What about the favourite tipple of Ena Sharples’ generation, Dr Collis Browns Mixture. That was before they were obliged to change the formula of course.
Pity that.
Don’t forget the old headbanger – “Barley Wine”, a beer with an alcohol strength of 8 to 12% by volume and is brewed from specific gravities as high as 1.120.
Barley Wine is also (around here, anyway) known as “Old Ale”.
Hence the mixed drink known as a “Mother-in-Law”:- Old & Bitter…
At one time a baby mixture for gastric wind contained alchohol, was sort of aniseed flavoured. Some odd persons became accidentally alchoholic!! A pregnant mum told me me her dad glugged many bottles of cough mixture a week. Apart from being zonked out on the settee with the Daily mirror over his face, he was no real harm. He had not booted anyone in the head. I think it had morphia in it. So many substances affect us humans. The fish are said to change sex due to waterbourne presence of plastics residues. Those small empty Red Bull tins ( sticker?) can be twisted , pulled apart and twisted in someones eye socket. How do I know? I saw the drug fuelled HOODIE (sticker hoodie hoods) challenge the gent for his computer case. Twist the can, take it apart and hold it knifewise in front of him……I scarpered on by, as fast as a lady in her seventies, assisted by her stick, could scuttle. I emailed Red Bull and said my part. Got a very supercilious/patronising reply. I suggest we sticker some police management, who could be addressing more urgent matters.

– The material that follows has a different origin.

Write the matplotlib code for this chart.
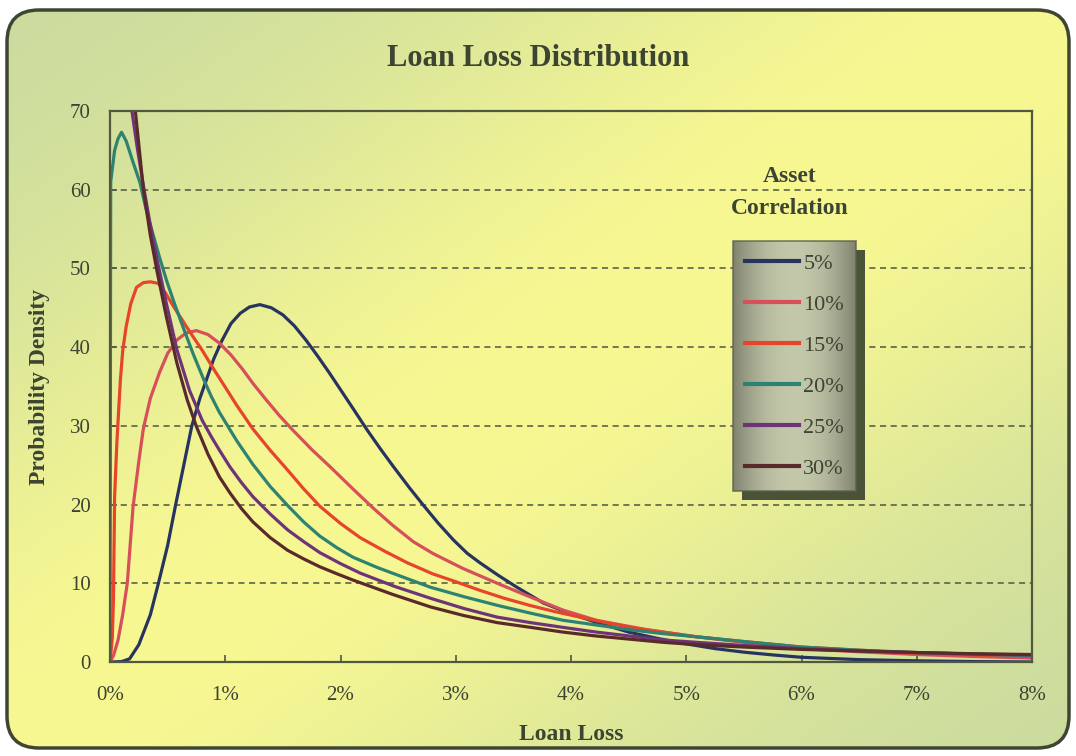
import numpy as np
import matplotlib
matplotlib.use('Agg')
from matplotlib import pyplot as plt
from matplotlib.patches import FancyBboxPatch, Rectangle

plt.rcParams['font.family'] = ['Liberation Serif', 'DejaVu Serif']

# loan loss (%) vs probability density, one curve per asset correlation
x_05 = [0, 0.1, 0.17, 0.25, 0.35, 0.42, 0.5, 0.57, 0.64, 0.71, 0.78, 0.84, 0.9, 0.97, 1.05, 1.13,
        1.21, 1.3, 1.4, 1.5, 1.6, 1.7, 1.8, 1.9, 2.0, 2.1, 2.23, 2.35, 2.46, 2.6, 2.72, 2.85, 2.98,
        3.1, 3.21, 3.37, 3.53, 3.76, 4.0, 4.25, 4.5, 4.75, 5.0, 5.25, 5.5, 5.75, 6.0, 6.5, 7.0, 7.5, 8.0]
y_05 = [0, 0.05, 0.4, 2.2, 6.0, 10, 14.8, 20, 25, 30, 33.5, 36, 38.5, 40.8, 43, 44.3,
        45.1, 45.4, 45.0, 44.1, 42.7, 40.9, 38.9, 36.8, 34.6, 32.4, 29.5, 27.0, 24.8, 22.1, 19.9, 17.6, 15.5,
        13.8, 12.6, 11.0, 9.5, 7.5, 6.1, 4.9, 3.8, 3.0, 2.3, 1.7, 1.25, 0.9, 0.6, 0.3, 0.15, 0.05, 0.0]

x_10 = [0, 0.03, 0.07, 0.11, 0.15, 0.2, 0.25, 0.29, 0.35, 0.43, 0.5, 0.58, 0.66, 0.75, 0.85, 0.95,
        1.05, 1.15, 1.24, 1.35, 1.47, 1.59, 1.75, 1.91, 2.1, 2.28, 2.45, 2.63, 2.8, 3.06, 3.36, 3.64,
        3.93, 4.22, 4.66, 5.09, 5.5, 6.0, 6.5, 7.0, 7.5, 8.0]
y_10 = [0, 0.8, 2.8, 6, 10, 19.7, 25.5, 29.7, 33.5, 36.8, 39.2, 40.9, 41.8, 42.1, 41.6, 40.5,
        39.0, 37.2, 35.4, 33.4, 31.3, 29.4, 27.0, 24.8, 22.1, 19.6, 17.4, 15.3, 13.8, 11.9, 10.0, 8.3,
        6.6, 5.3, 4.1, 3.2, 2.5, 1.7, 1.3, 0.95, 0.7, 0.5]

x_15 = [0, 0.02, 0.03, 0.04, 0.06, 0.09, 0.11, 0.14, 0.18, 0.23, 0.29, 0.35, 0.42, 0.48, 0.55, 0.62,
        0.69, 0.8, 0.9, 0.97, 1.1, 1.24, 1.39, 1.54, 1.68, 1.82, 2.0, 2.17, 2.38, 2.58, 2.8, 3.0,
        3.21, 3.42, 3.64, 3.86, 4.08, 4.3, 4.51, 4.8, 5.09, 5.5, 6.0, 6.5, 7.0, 7.5, 8.0]
y_15 = [0, 3, 8, 21, 28, 35.8, 39.5, 42.6, 45.5, 47.6, 48.2, 48.3, 48.1, 46.9, 45.2, 43.6,
        42.0, 39.6, 37.2, 35.6, 32.6, 29.6, 26.9, 24.4, 22.0, 19.8, 17.6, 15.8, 14.1, 12.6, 11.2, 10.2,
        9.1, 8.1, 7.2, 6.4, 5.7, 5.0, 4.4, 3.8, 3.2, 2.6, 1.9, 1.5, 1.1, 0.9, 0.7]

x_20 = [0, 0.003, 0.006, 0.04, 0.07, 0.1, 0.14, 0.2, 0.26, 0.31, 0.37, 0.43, 0.49, 0.56, 0.63, 0.72,
        0.81, 0.88, 0.95, 1.1, 1.24, 1.39, 1.54, 1.68, 1.82, 1.97, 2.11, 2.32, 2.54, 2.78, 3.07, 3.36,
        3.65, 3.93, 4.22, 4.51, 4.8, 5.09, 5.5, 6.0, 6.5, 7.0, 7.5, 8.0]
y_20 = [0, 30, 61, 65, 66.5, 67.3, 66.2, 63.5, 60.9, 57.7, 54.5, 51.4, 48.5, 45.5, 42.7, 39.2,
        36.0, 33.7, 31.7, 28.1, 25.1, 22.3, 19.9, 17.8, 16.0, 14.5, 13.3, 12.0, 10.8, 9.5, 8.3, 7.2,
        6.2, 5.3, 4.7, 4.1, 3.6, 3.2, 2.6, 1.9, 1.5, 1.2, 1.0, 0.8]

x_25 = [0.12, 0.19, 0.24, 0.29, 0.35, 0.41, 0.49, 0.58, 0.69, 0.8, 0.88, 0.95, 1.04, 1.14, 1.24, 1.39,
        1.54, 1.68, 1.82, 2.0, 2.17, 2.47, 2.78, 3.07, 3.36, 3.65, 3.93, 4.22, 4.51, 4.8, 5.09, 5.5,
        6.0, 6.5, 7.0, 7.5, 8.0]
y_25 = [82, 70, 65, 60.5, 55.5, 51, 45.5, 39.7, 34.5, 30.7, 28.6, 26.9, 24.8, 22.8, 21.0, 18.8,
        16.8, 15.3, 13.9, 12.5, 11.3, 9.6, 8.1, 6.8, 5.7, 5.0, 4.4, 3.8, 3.3, 2.8, 2.5, 2.1,
        1.7, 1.4, 1.2, 1.0, 0.9]

x_30 = [0.15, 0.22, 0.29, 0.35, 0.41, 0.49, 0.58, 0.67, 0.75, 0.85, 0.95, 1.04, 1.14, 1.24, 1.39, 1.54,
        1.68, 1.82, 1.97, 2.11, 2.45, 2.78, 3.07, 3.36, 3.65, 3.93, 4.22, 4.51, 4.8, 5.09, 5.5, 6.0,
        6.5, 7.0, 7.5, 8.0]
y_30 = [80, 70, 60, 54.2, 49.5, 43.8, 38, 33.3, 29.9, 26.4, 23.5, 21.5, 19.5, 17.8, 15.8, 14.2,
        13.1, 12.1, 11.2, 10.4, 8.6, 7.0, 5.9, 5.0, 4.4, 3.8, 3.3, 2.9, 2.5, 2.2, 1.9, 1.6,
        1.4, 1.2, 1.05, 0.95]

labels = ['5%', '10%', '15%', '20%', '25%', '30%']
colors = ['#283460', '#d6505a', '#e6452c', '#2e8272', '#6e3478', '#5a2a2a']
series = [(x_05, y_05), (x_10, y_10), (x_15, y_15), (x_20, y_20), (x_25, y_25), (x_30, y_30)]

x_ticks = [0, 1, 2, 3, 4, 5, 6, 7, 8]
y_ticks = [0, 10, 20, 30, 40, 50, 60, 70]

ink = '#3c4432'
W, H = 1076, 756
fig = plt.figure(figsize=(W / 100, H / 100), dpi=100, facecolor='white')

# rounded card with a green/yellow diagonal wash
bg = fig.add_axes([0, 0, 1, 1], zorder=-10)
bg.set_xlim(0, W)
bg.set_ylim(H, 0)
bg.axis('off')
px, py = np.meshgrid(np.arange(W), np.arange(H))
d = px / W + py / H - 1.0
t = np.exp(-(d / 0.6) ** 2)[..., None]
green = np.array([200, 218, 160]) / 255
yellow = np.array([248, 248, 146]) / 255
img = green + t * (yellow - green)
card = FancyBboxPatch((7, 10), W - 14, H - 18, boxstyle='round,pad=0,rounding_size=32',
                      facecolor='none', edgecolor='#3e4632', lw=2.5, zorder=2)
bg.add_patch(card)
im = bg.imshow(img, extent=(0, W, H, 0), aspect='auto', zorder=1)
im.set_clip_path(card)

ax = fig.add_axes([110 / W, 94 / H, 922 / W, 551 / H])
ax.set_facecolor('none')

for (xs, ys), c, lab in zip(series, colors, labels):
    ax.plot(xs, ys, color=c, lw=2.3, label=lab, solid_joinstyle='round')

ax.set_xlim(0, 8)
ax.set_ylim(0, 70)
ax.set_xticks(x_ticks)
ax.set_xticklabels(['%d%%' % v for v in x_ticks])
ax.set_yticks(y_ticks)
ax.tick_params(direction='in', length=5, width=1.2, color='#505840', labelcolor=ink,
               labelsize=15)
ax.tick_params(axis='x', pad=17)
ax.tick_params(axis='y', pad=14)
for s in ax.spines.values():
    s.set_color('#505840')
    s.set_linewidth(1.6)
ax.grid(axis='y', color='#4e5640', lw=1.1, linestyle=(0, (4, 3)))
ax.set_axisbelow(True)

ax.set_xlabel('Loan Loss', fontsize=17, fontweight='bold', color=ink, labelpad=14)
ax.set_ylabel('Probability Density', fontsize=17, fontweight='bold', color=ink, labelpad=14)
fig.text(0.5, 1 - 58 / H, 'Loan Loss Distribution', fontsize=22, fontweight='bold',
         color=ink, ha='center', va='center')

ax.text(0.7375, 0.852, 'Asset\nCorrelation', transform=ax.transAxes, ha='center',
        va='center', fontsize=17, fontweight='bold', color=ink, linespacing=1.65)

leg = ax.legend(loc='upper left', bbox_to_anchor=(0.676, 0.764), borderaxespad=0,
                fontsize=16, labelspacing=0.92, handlelength=2.4, handletextpad=0.2,
                borderpad=0.55, frameon=True, fancybox=False, labelcolor=ink)
leg.get_frame().set_facecolor('none')
leg.get_frame().set_edgecolor('#5a6048')
leg.get_frame().set_linewidth(1.2)
for h in leg.get_lines():
    h.set_linewidth(3)

# grey wash and drop shadow behind the legend box
fig.canvas.draw()
bb = leg.get_frame().get_window_extent().transformed(ax.transAxes.inverted())
sx = 9 / 922
sy = 9 / 551
ax.add_patch(Rectangle((bb.x0 + sx, bb.y0 - sy), bb.width, bb.height, transform=ax.transAxes,
                       facecolor='#4a5238', edgecolor='none', zorder=4.7))
gx = np.linspace(-1, 1, 200)
shade = 1 - 0.35 * gx ** 2
lg = np.array([196, 200, 170]) / 255
leg_img = np.tile((lg[None, :] * shade[:, None])[None, :, :], (50, 1, 1))
ax.imshow(np.clip(leg_img, 0, 1), extent=(bb.x0, bb.x1, bb.y0, bb.y1), transform=ax.transAxes,
          aspect='auto', zorder=4.8)
ax.set_xlim(0, 8)
ax.set_ylim(0, 70)

fig.savefig('out.png', dpi=100, facecolor='white')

One amusing though possibly apocryphal story from my days in the law was a barrister who like many found his job a little tedious —-it was said in order to get through the day he would enter court coughing loudly and then ostentatiosly place on the bench before him a large bottle of Owbridges Cough Mixture. Periodically when things got duller than usual he would proceed to cough loudly and reach for the bottle and take a swig and the coughing would cease. Yes all will have guessed that so it came to be said cherry brandy had been substituted for the cough mixture.
100% of criminals consume water, so all taps should be labelled.